Focused ultrasound is a new, scalpel-free treatment for essential tremor, the most common movement disorder. We're among a select few programs in the country that can offer this treatment.
What is focused ultrasound?
Focused ultrasound combines high-frequency (ultrasound) energy with magnetic resonance imaging (MRI). This treatment safely and accurately treats tissue deep within the body without the need for incisions. UVA was part of a multi-site clinical trial to demonstrate the safety and effectiveness of this approach for treating essential tremor. Researchers are exploring other potential applications.
How does focused ultrasound work?
Focused ultrasound disrupts the brain activity responsible for the tremors while protecting normal, healthy tissue.
What to expect:
- Your doctor uses MRI to accurately target brain tissue and electrical activity responsible for the tremors
- Your doctor guides concentrated beams of ultrasound energy to the treatment area
- The energy beams disrupt the abnormal electrical activity and relieve your symptoms
Can I receive focused ultrasound for other neurological disorders?
Currently, focused ultrasound is only available for essential tremor. We also care for patients from around the world with rare and complex neurological disorders, including Parkinson’s disease and brain tumors.
If I have essential tremor, does this mean I can receive focused ultrasound?
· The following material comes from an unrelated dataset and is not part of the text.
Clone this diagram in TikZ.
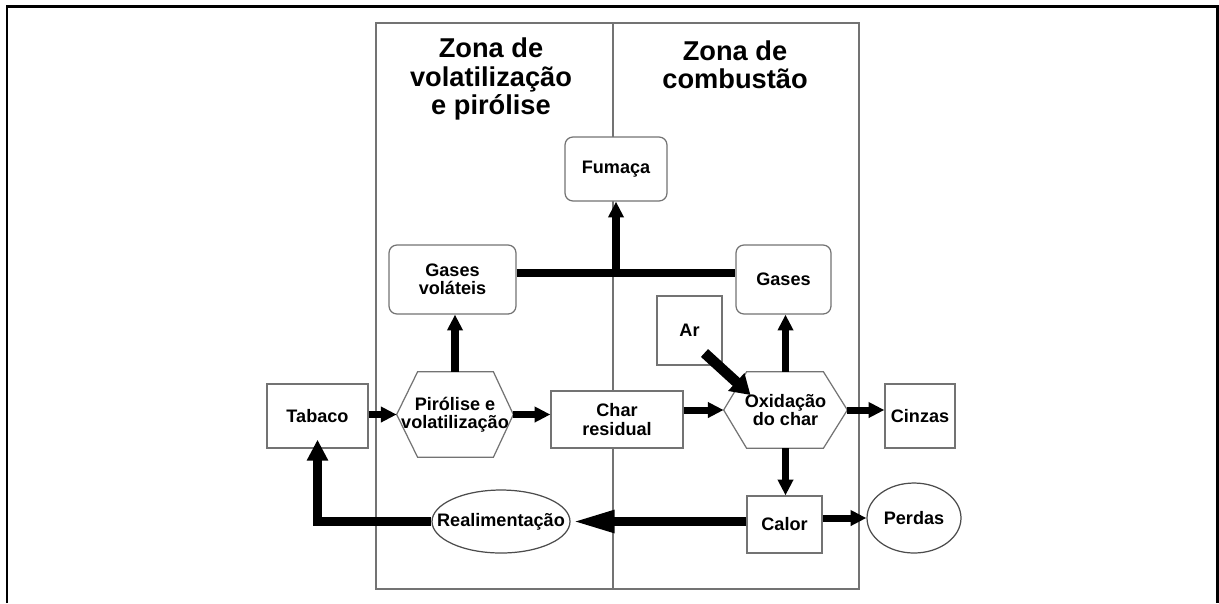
\documentclass[tikz,border=0pt]{standalone}
\usepackage{fontspec}
\setmainfont{Liberation Sans}
\usetikzlibrary{arrows.meta,shapes.geometric}
\begin{document}
\begin{tikzpicture}[x=0.02cm, y=-0.02cm,
	font=\bfseries\fontsize{10.3}{10.3}\selectfont,
	box/.style={draw=black!55, line width=0.7pt, fill=white, align=center, inner sep=0pt},
	roundbox/.style={box, rounded corners=4.5pt},
	oval/.style={ellipse, draw=black!70, line width=0.7pt, fill=white, inner xsep=-14pt, inner ysep=0pt},
	hexa/.style={align=center, inner sep=0pt},
	zone/.style={draw=black!55, line width=0.7pt},
	title/.style={align=center, font=\bfseries\fontsize{15.5}{16}\selectfont},
	flow/.style={-{Triangle[length=9pt, width=8.5pt]}, line width=4pt},
	bigflow/.style={-{Triangle[length=25pt, width=11.5pt]}, line width=5.5pt},
	airflow/.style={-{Triangle[length=11pt, width=13pt]}, line width=6pt},
	backflow/.style={-{Triangle[length=12pt, width=11.5pt]}, line width=5pt}]
	\useasboundingbox (0,0) rectangle (1219,603);
	\draw[line width=1.7pt] (7,603) -- (7,6) -- (1217,6) -- (1217,603);
	\draw[zone] (376,23) rectangle (859,589);
	\draw[zone] (613,23) -- (613,589);
	\node[title] (tvol) at (491,79) {Zona de\\volatilização\\e pirólise};
	\node[title] (tcomb) at (735,65) {Zona de\\combustão};
	\node[box, minimum width=2.02cm, minimum height=1.28cm] (tab) at (317.5,416) {Tabaco};
	\node[box, minimum width=2.64cm, minimum height=1.14cm] (char) at (617,419.5) {Char\\residual};
	\node[roundbox, minimum width=2.54cm, minimum height=1.38cm] (gv) at (452.5,279.5) {Gases\\voláteis};
	\node[roundbox, minimum width=2.04cm, minimum height=1.28cm] (fum) at (616,169) {Fumaça};
	\node[roundbox, minimum width=1.9cm, minimum height=1.38cm] (gas) at (783.5,279.5) {Gases};
	\node[box, minimum width=1.3cm, minimum height=1.38cm] (ar) at (689.5,330.5) {Ar};
	\node[box, minimum width=1.4cm, minimum height=1.28cm] (cin) at (920,416) {Cinzas};
	\node[box, minimum width=1.5cm, minimum height=1.14cm] (cal) at (784.5,524.5) {Calor};
	\node[oval, minimum width=1.88cm, minimum height=1.4cm] (per) at (914,518) {Perdas};
	\node[oval, minimum width=2.76cm, minimum height=1.26cm] (real) at (501,521.5) {Realimentação};
	\node[hexa, minimum width=2.32cm, minimum height=1.7cm] (pir) at (455,414.5) {Pirólise e\\volatilização};
	\node[hexa, minimum width=2.46cm, minimum height=1.52cm] (oxi) at (785.5,410) {Oxidação\\do char};
	\draw[zone] (pir.west) -- ([xshift=0.42cm]pir.north west) -- ([xshift=-0.4cm]pir.north east) -- (pir.east)
	-- ([xshift=-0.4cm]pir.south east) -- ([xshift=0.42cm]pir.south west) -- cycle;
	\draw[zone] (oxi.west) -- ([xshift=0.46cm]oxi.north west) -- ([xshift=-0.48cm]oxi.north east) -- (oxi.east)
	-- ([xshift=-0.48cm]oxi.south east) -- ([xshift=0.46cm]oxi.south west) -- cycle;
	\coordinate (jn) at (616,273);
	\draw[line width=4pt] (gv.east |- jn) -- (gas.west |- jn);
	\draw[flow] (jn) -- (fum.south);
	\draw[flow] (tab.east |- pir.west) -- (pir.west);
	\draw[flow] (pir.east) -- (pir.east -| char.west);
	\draw[flow] (char.east |- oxi.west) -- (oxi.west);
	\draw[flow] (oxi.east) -- (oxi.east -| cin.west);
	\draw[flow] (pir.north) -- (pir.north |- gv.south);
	\draw[flow] (oxi.north) -- (oxi.north |- gas.south);
	\draw[flow] (oxi.south) -- (oxi.south |- cal.north);
	\draw[flow] (cal.east |- per.west) -- (per.west);
	\draw[airflow] ([xshift=0.3cm, yshift=-0.45cm]ar.center) -- ([xshift=-0.7cm, yshift=0.3cm]oxi.center);
	\draw[bigflow] (cal.west |- real.east) -- (real.east);
	\draw[backflow, shorten >=-0.18cm] (real.west) -| (tab.south);
\end{tikzpicture}
\end{document}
Focused ultrasound is not available for people with certain medical conditions, such as kidney disease, or those who can’t undergo an MRI because they have an implantable medical device, like a pacemaker. Your doctor will discuss the best treatment option for you, including alternatives such as deep brain stimulation.
Is focused ultrasound covered by my insurance?
The FDA approved the approach in July 2016, but it's not yet covered by insurance.
When will you start treating patients using focused ultrasound?
We are currently only accepting patients who can pay out of pocket. We’re working on making this available for more patients. It's undetermined when private insurers will begin covering this procedure. In the meantime, our physicians continue to see patients and advise them on the best options for their condition.